* **Input data**:

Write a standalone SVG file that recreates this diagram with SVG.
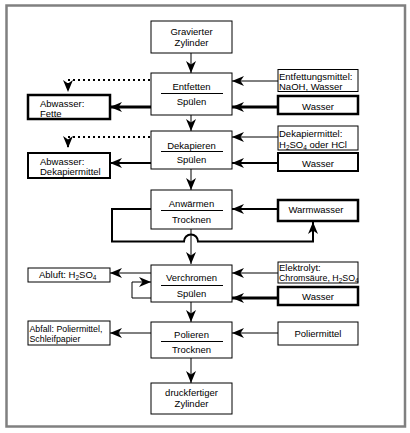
<svg xmlns="http://www.w3.org/2000/svg" width="410" height="433" viewBox="0 0 410 433">
<defs>
<style>
text{font-family:"Liberation Sans",Arial,sans-serif;font-size:9.5px;fill:#000}
.c{text-anchor:middle}
.sm{font-size:8.8px}
.b{fill:#fff;stroke:#000;stroke-width:1}
.bt{fill:#fff;stroke:#000;stroke-width:2.5}
.bm{fill:#fff;stroke:#000;stroke-width:2}
.sep{stroke:#000;stroke-width:1}
.l{fill:none;stroke:#000;stroke-width:1;marker-end:url(#ar)}
.lm{fill:none;stroke:#000;stroke-width:2;marker-end:url(#ar)}
.lt{fill:none;stroke:#000;stroke-width:3;marker-end:url(#ar)}
.d{fill:none;stroke:#000;stroke-width:2;stroke-dasharray:2 3;marker-end:url(#ar)}
.s{font-size:6.5px}
</style>
<marker id="ar" markerUnits="userSpaceOnUse" markerWidth="13" markerHeight="10" refX="12" refY="5" orient="auto">
<path d="M0,0 L12,5 L0,10 L3.5,5 z" fill="#000"/>
</marker>
</defs>
<rect x="0" y="0" width="410" height="433" fill="#fff"/>
<rect x="6.5" y="5.5" width="398.5" height="421" fill="none" stroke="#808080" stroke-width="2.5"/>

<g id="connectors">
<path class="l" d="M191,53 V73"/>
<path class="l" d="M191,115 V131"/>
<path class="l" d="M191,169 V190"/>
<path class="l" d="M191,229 V264"/>
<path class="l" d="M191,302 V322"/>
<path class="l" d="M191,358 V383"/>
<path class="d" d="M150,80 H68 V92"/>
<path class="lt" d="M151,107 H110"/>
<path class="l" d="M278,81 H232"/>
<path class="lt" d="M278,107 H232"/>
<path class="d" d="M150,137 H68 V148"/>
<path class="lm" d="M151,163 H110"/>
<path class="l" d="M278,137 H232"/>
<path class="lm" d="M278,163 H232"/>
<path class="lm" d="M278,209 H232"/>
<path class="lm" d="M151,209 H112 V241.5 H184 A7,7 0 0 1 198,241.5 H313 V222"/>
<path class="l" d="M151,273 H110"/>
<path class="l" d="M151,298 H132 V282 H151"/>
<path class="l" d="M278,273 H232"/>
<path class="lt" d="M278,298 H232"/>
<path class="l" d="M151,333 H110"/>
<path class="l" d="M278,333 H232"/>
</g>

<g id="gravierter">
<rect class="b" x="151" y="21" width="81" height="32"/>
<text class="c" x="191.5" y="35">Gravierter</text>
<text class="c" x="191.5" y="46">Zylinder</text>
</g>
<g id="entfetten">
<rect class="b" x="151" y="73" width="81" height="42"/>
<line class="sep" x1="161" y1="93.5" x2="223" y2="93.5"/>
<text class="c" x="191.5" y="89.5">Entfetten</text>
<text class="c" x="191.5" y="105">Spülen</text>
</g>
<g id="dekapieren">
<rect class="b" x="151" y="131" width="81" height="38"/>
<line class="sep" x1="161" y1="151.5" x2="223" y2="151.5"/>
<text class="c" x="191.5" y="149">Dekapieren</text>
<text class="c" x="191.5" y="162.5">Spülen</text>
</g>
<g id="anwaermen">
<rect class="b" x="151" y="190" width="81" height="39"/>
<line class="sep" x1="161" y1="210.5" x2="223" y2="210.5"/>
<text class="c" x="191.5" y="206.5">Anwärmen</text>
<text class="c" x="191.5" y="222.5">Trocknen</text>
</g>
<g id="verchromen">
<rect class="b" x="151" y="265" width="81" height="37"/>
<line class="sep" x1="161" y1="285.5" x2="223" y2="285.5"/>
<text class="c" x="191.5" y="281">Verchromen</text>
<text class="c" x="191.5" y="296.5">Spülen</text>
</g>
<g id="polieren">
<rect class="b" x="151" y="322" width="81" height="36"/>
<line class="sep" x1="161" y1="341.5" x2="223" y2="341.5"/>
<text class="c" x="191.5" y="337.5">Polieren</text>
<text class="c" x="191.5" y="352.5">Trocknen</text>
</g>
<g id="druckfertig">
<rect class="b" x="151" y="383" width="81" height="31"/>
<text class="c" x="191.5" y="396">druckfertiger</text>
<text class="c" x="191.5" y="407">Zylinder</text>
</g>

<g id="abwasser-fette">
<rect class="bt" x="28" y="95" width="82" height="24"/>
<text x="40" y="107">Abwasser:</text>
<text x="40" y="116.5">Fette</text>
</g>
<g id="abwasser-dekapiermittel">
<rect class="bm" x="28" y="153" width="82" height="25"/>
<text x="40" y="164.5">Abwasser:</text>
<text x="40" y="174.5">Dekapiermittel</text>
</g>
<g id="abluft">
<rect class="b" x="28" y="268" width="82" height="14"/>
<text x="39" y="277.5">Abluft: H<tspan class="s" dy="2">2</tspan><tspan dy="-2">SO</tspan><tspan class="s" dy="2">4</tspan></text>
</g>
<g id="abfall">
<rect class="b" x="28" y="321" width="82" height="24"/>
<text class="sm" x="29.5" y="331.5">Abfall: Poliermittel,</text>
<text class="sm" x="29.5" y="341.5">Schleifpapier</text>
</g>

<g id="entfettungsmittel">
<rect class="b" x="278" y="69.5" width="80" height="22"/>
<text x="279" y="80">Entfettungsmittel:</text>
<text x="279" y="89.5">NaOH, Wasser</text>
</g>
<g id="wasser1">
<rect class="bt" x="278" y="96" width="80" height="18"/>
<text class="c" x="318" y="109.5">Wasser</text>
</g>
<g id="dekapiermittel">
<rect class="b" x="278" y="126" width="80" height="24"/>
<text x="279" y="136.5">Dekapiermittel:</text>
<text x="279" y="147.5">H<tspan class="s" dy="2">2</tspan><tspan dy="-2">SO</tspan><tspan class="s" dy="2">4</tspan><tspan dy="-2"> oder HCl</tspan></text>
</g>
<g id="wasser2">
<rect class="bm" x="278" y="153" width="80" height="18"/>
<text class="c" x="318" y="166.5">Wasser</text>
</g>
<g id="warmwasser">
<rect class="bt" x="278" y="200" width="80" height="21"/>
<text class="c" x="316" y="213">Warmwasser</text>
</g>
<g id="elektrolyt">
<rect class="b" x="278" y="262" width="80" height="21"/>
<text x="279" y="270.5">Elektrolyt:</text>
<text class="sm" x="279" y="281">Chromsäure, H<tspan class="s" dy="2">2</tspan><tspan dy="-2">SO</tspan><tspan class="s" dy="2">4</tspan></text>
</g>
<g id="wasser3">
<rect class="bt" x="278" y="287" width="80" height="18"/>
<text class="c" x="318" y="300">Wasser</text>
</g>
<g id="poliermittel">
<rect class="b" x="278" y="322" width="80" height="23"/>
<text class="c" x="318" y="337">Poliermittel</text>
</g>
</svg>
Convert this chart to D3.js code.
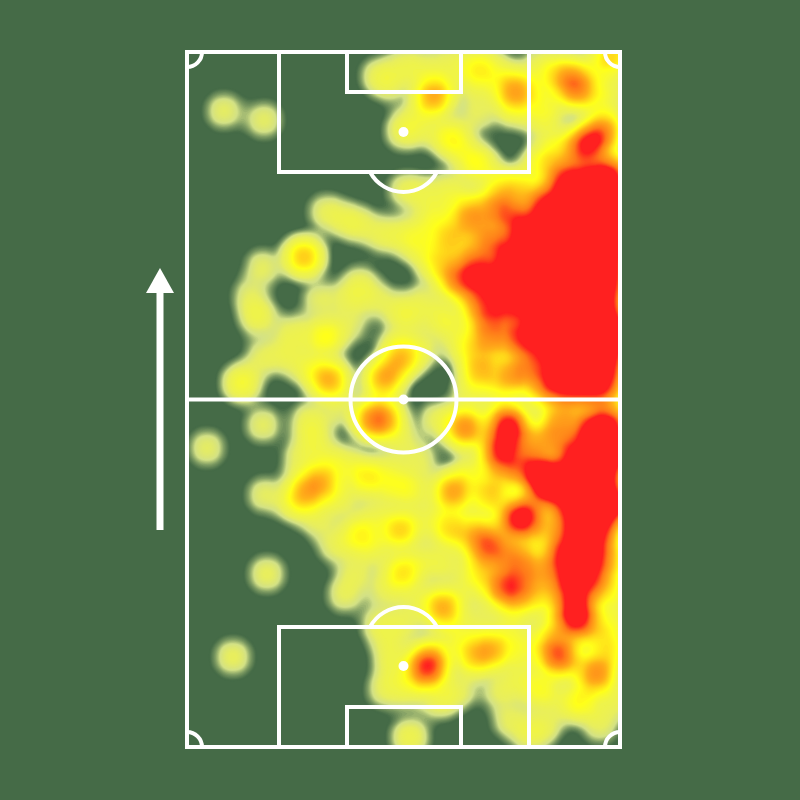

* **Exercise prompt**:
Transcribe the records above exactly, omitting every picture they contain.

* **Output for this task**:
Write a standalone SVG file that recreates this diagram with SVG.
<svg xmlns="http://www.w3.org/2000/svg" width="410" height="433" viewBox="0 0 410 433">
<defs>
<style>
text{font-family:"Liberation Sans",Arial,sans-serif;font-size:9.5px;fill:#000}
.c{text-anchor:middle}
.sm{font-size:8.8px}
.b{fill:#fff;stroke:#000;stroke-width:1}
.bt{fill:#fff;stroke:#000;stroke-width:2.5}
.bm{fill:#fff;stroke:#000;stroke-width:2}
.sep{stroke:#000;stroke-width:1}
.l{fill:none;stroke:#000;stroke-width:1;marker-end:url(#ar)}
.lm{fill:none;stroke:#000;stroke-width:2;marker-end:url(#ar)}
.lt{fill:none;stroke:#000;stroke-width:3;marker-end:url(#ar)}
.d{fill:none;stroke:#000;stroke-width:2;stroke-dasharray:2 3;marker-end:url(#ar)}
.s{font-size:6.5px}
</style>
<marker id="ar" markerUnits="userSpaceOnUse" markerWidth="13" markerHeight="10" refX="12" refY="5" orient="auto">
<path d="M0,0 L12,5 L0,10 L3.5,5 z" fill="#000"/>
</marker>
</defs>
<rect x="0" y="0" width="410" height="433" fill="#fff"/>
<rect x="6.5" y="5.5" width="398.5" height="421" fill="none" stroke="#808080" stroke-width="2.5"/>

<g id="connectors">
<path class="l" d="M191,53 V73"/>
<path class="l" d="M191,115 V131"/>
<path class="l" d="M191,169 V190"/>
<path class="l" d="M191,229 V264"/>
<path class="l" d="M191,302 V322"/>
<path class="l" d="M191,358 V383"/>
<path class="d" d="M150,80 H68 V92"/>
<path class="lt" d="M151,107 H110"/>
<path class="l" d="M278,81 H232"/>
<path class="lt" d="M278,107 H232"/>
<path class="d" d="M150,137 H68 V148"/>
<path class="lm" d="M151,163 H110"/>
<path class="l" d="M278,137 H232"/>
<path class="lm" d="M278,163 H232"/>
<path class="lm" d="M278,209 H232"/>
<path class="lm" d="M151,209 H112 V241.5 H184 A7,7 0 0 1 198,241.5 H313 V222"/>
<path class="l" d="M151,273 H110"/>
<path class="l" d="M151,298 H132 V282 H151"/>
<path class="l" d="M278,273 H232"/>
<path class="lt" d="M278,298 H232"/>
<path class="l" d="M151,333 H110"/>
<path class="l" d="M278,333 H232"/>
</g>

<g id="gravierter">
<rect class="b" x="151" y="21" width="81" height="32"/>
<text class="c" x="191.5" y="35">Gravierter</text>
<text class="c" x="191.5" y="46">Zylinder</text>
</g>
<g id="entfetten">
<rect class="b" x="151" y="73" width="81" height="42"/>
<line class="sep" x1="161" y1="93.5" x2="223" y2="93.5"/>
<text class="c" x="191.5" y="89.5">Entfetten</text>
<text class="c" x="191.5" y="105">Spülen</text>
</g>
<g id="dekapieren">
<rect class="b" x="151" y="131" width="81" height="38"/>
<line class="sep" x1="161" y1="151.5" x2="223" y2="151.5"/>
<text class="c" x="191.5" y="149">Dekapieren</text>
<text class="c" x="191.5" y="162.5">Spülen</text>
</g>
<g id="anwaermen">
<rect class="b" x="151" y="190" width="81" height="39"/>
<line class="sep" x1="161" y1="210.5" x2="223" y2="210.5"/>
<text class="c" x="191.5" y="206.5">Anwärmen</text>
<text class="c" x="191.5" y="222.5">Trocknen</text>
</g>
<g id="verchromen">
<rect class="b" x="151" y="265" width="81" height="37"/>
<line class="sep" x1="161" y1="285.5" x2="223" y2="285.5"/>
<text class="c" x="191.5" y="281">Verchromen</text>
<text class="c" x="191.5" y="296.5">Spülen</text>
</g>
<g id="polieren">
<rect class="b" x="151" y="322" width="81" height="36"/>
<line class="sep" x1="161" y1="341.5" x2="223" y2="341.5"/>
<text class="c" x="191.5" y="337.5">Polieren</text>
<text class="c" x="191.5" y="352.5">Trocknen</text>
</g>
<g id="druckfertig">
<rect class="b" x="151" y="383" width="81" height="31"/>
<text class="c" x="191.5" y="396">druckfertiger</text>
<text class="c" x="191.5" y="407">Zylinder</text>
</g>

<g id="abwasser-fette">
<rect class="bt" x="28" y="95" width="82" height="24"/>
<text x="40" y="107">Abwasser:</text>
<text x="40" y="116.5">Fette</text>
</g>
<g id="abwasser-dekapiermittel">
<rect class="bm" x="28" y="153" width="82" height="25"/>
<text x="40" y="164.5">Abwasser:</text>
<text x="40" y="174.5">Dekapiermittel</text>
</g>
<g id="abluft">
<rect class="b" x="28" y="268" width="82" height="14"/>
<text x="39" y="277.5">Abluft: H<tspan class="s" dy="2">2</tspan><tspan dy="-2">SO</tspan><tspan class="s" dy="2">4</tspan></text>
</g>
<g id="abfall">
<rect class="b" x="28" y="321" width="82" height="24"/>
<text class="sm" x="29.5" y="331.5">Abfall: Poliermittel,</text>
<text class="sm" x="29.5" y="341.5">Schleifpapier</text>
</g>

<g id="entfettungsmittel">
<rect class="b" x="278" y="69.5" width="80" height="22"/>
<text x="279" y="80">Entfettungsmittel:</text>
<text x="279" y="89.5">NaOH, Wasser</text>
</g>
<g id="wasser1">
<rect class="bt" x="278" y="96" width="80" height="18"/>
<text class="c" x="318" y="109.5">Wasser</text>
</g>
<g id="dekapiermittel">
<rect class="b" x="278" y="126" width="80" height="24"/>
<text x="279" y="136.5">Dekapiermittel:</text>
<text x="279" y="147.5">H<tspan class="s" dy="2">2</tspan><tspan dy="-2">SO</tspan><tspan class="s" dy="2">4</tspan><tspan dy="-2"> oder HCl</tspan></text>
</g>
<g id="wasser2">
<rect class="bm" x="278" y="153" width="80" height="18"/>
<text class="c" x="318" y="166.5">Wasser</text>
</g>
<g id="warmwasser">
<rect class="bt" x="278" y="200" width="80" height="21"/>
<text class="c" x="316" y="213">Warmwasser</text>
</g>
<g id="elektrolyt">
<rect class="b" x="278" y="262" width="80" height="21"/>
<text x="279" y="270.5">Elektrolyt:</text>
<text class="sm" x="279" y="281">Chromsäure, H<tspan class="s" dy="2">2</tspan><tspan dy="-2">SO</tspan><tspan class="s" dy="2">4</tspan></text>
</g>
<g id="wasser3">
<rect class="bt" x="278" y="287" width="80" height="18"/>
<text class="c" x="318" y="300">Wasser</text>
</g>
<g id="poliermittel">
<rect class="b" x="278" y="322" width="80" height="23"/>
<text class="c" x="318" y="337">Poliermittel</text>
</g>
</svg>
Convert this chart to D3.js code.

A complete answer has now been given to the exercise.